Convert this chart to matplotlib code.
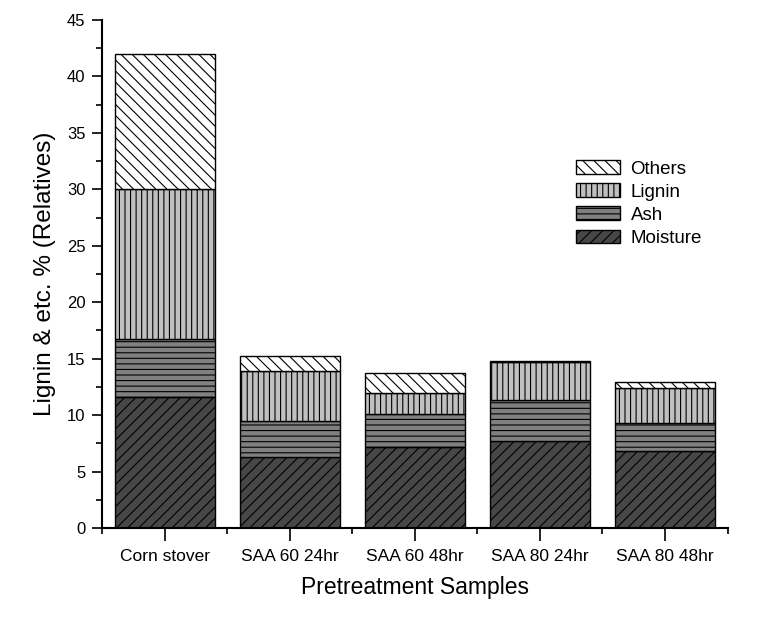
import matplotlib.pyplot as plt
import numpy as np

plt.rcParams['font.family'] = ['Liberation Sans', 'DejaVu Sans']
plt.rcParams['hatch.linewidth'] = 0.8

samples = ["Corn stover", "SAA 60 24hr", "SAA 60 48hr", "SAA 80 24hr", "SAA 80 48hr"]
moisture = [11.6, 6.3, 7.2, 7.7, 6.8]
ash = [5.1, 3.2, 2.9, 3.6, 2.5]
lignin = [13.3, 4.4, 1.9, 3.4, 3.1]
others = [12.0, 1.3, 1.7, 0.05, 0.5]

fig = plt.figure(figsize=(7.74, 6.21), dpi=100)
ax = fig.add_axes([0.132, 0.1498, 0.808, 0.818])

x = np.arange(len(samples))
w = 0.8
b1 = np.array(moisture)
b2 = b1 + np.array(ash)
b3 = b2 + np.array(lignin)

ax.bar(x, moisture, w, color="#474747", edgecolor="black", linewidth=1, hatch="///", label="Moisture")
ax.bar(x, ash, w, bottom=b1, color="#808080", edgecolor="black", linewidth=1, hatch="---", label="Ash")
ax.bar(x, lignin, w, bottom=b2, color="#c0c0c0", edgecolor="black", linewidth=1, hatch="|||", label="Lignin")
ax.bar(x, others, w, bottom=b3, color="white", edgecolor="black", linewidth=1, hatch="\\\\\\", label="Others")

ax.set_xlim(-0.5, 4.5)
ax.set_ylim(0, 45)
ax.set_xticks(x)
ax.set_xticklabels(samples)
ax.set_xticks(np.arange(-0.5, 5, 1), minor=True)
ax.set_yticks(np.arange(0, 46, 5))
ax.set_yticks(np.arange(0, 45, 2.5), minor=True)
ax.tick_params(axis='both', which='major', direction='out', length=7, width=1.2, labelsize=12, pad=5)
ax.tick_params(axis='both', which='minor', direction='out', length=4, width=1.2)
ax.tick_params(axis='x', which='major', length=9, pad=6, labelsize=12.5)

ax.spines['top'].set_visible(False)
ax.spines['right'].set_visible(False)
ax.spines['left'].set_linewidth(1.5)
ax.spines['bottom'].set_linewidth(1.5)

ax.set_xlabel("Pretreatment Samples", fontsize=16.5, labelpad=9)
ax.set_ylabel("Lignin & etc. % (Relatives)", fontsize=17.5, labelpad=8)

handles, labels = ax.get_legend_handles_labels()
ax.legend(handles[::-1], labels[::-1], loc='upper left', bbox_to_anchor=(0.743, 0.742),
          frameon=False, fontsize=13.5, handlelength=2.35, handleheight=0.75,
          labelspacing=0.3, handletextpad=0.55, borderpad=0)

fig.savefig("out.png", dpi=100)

------------

• [Exercise]: Pictures stay out. Print the data exactly, from its first line through the line containing "plt.rcParams['hatch.linewidth'] = 0.8".

• [Output for this exercise]:
Convert this chart to matplotlib code.
import matplotlib.pyplot as plt
import numpy as np

plt.rcParams['font.family'] = ['Liberation Sans', 'DejaVu Sans']
plt.rcParams['hatch.linewidth'] = 0.8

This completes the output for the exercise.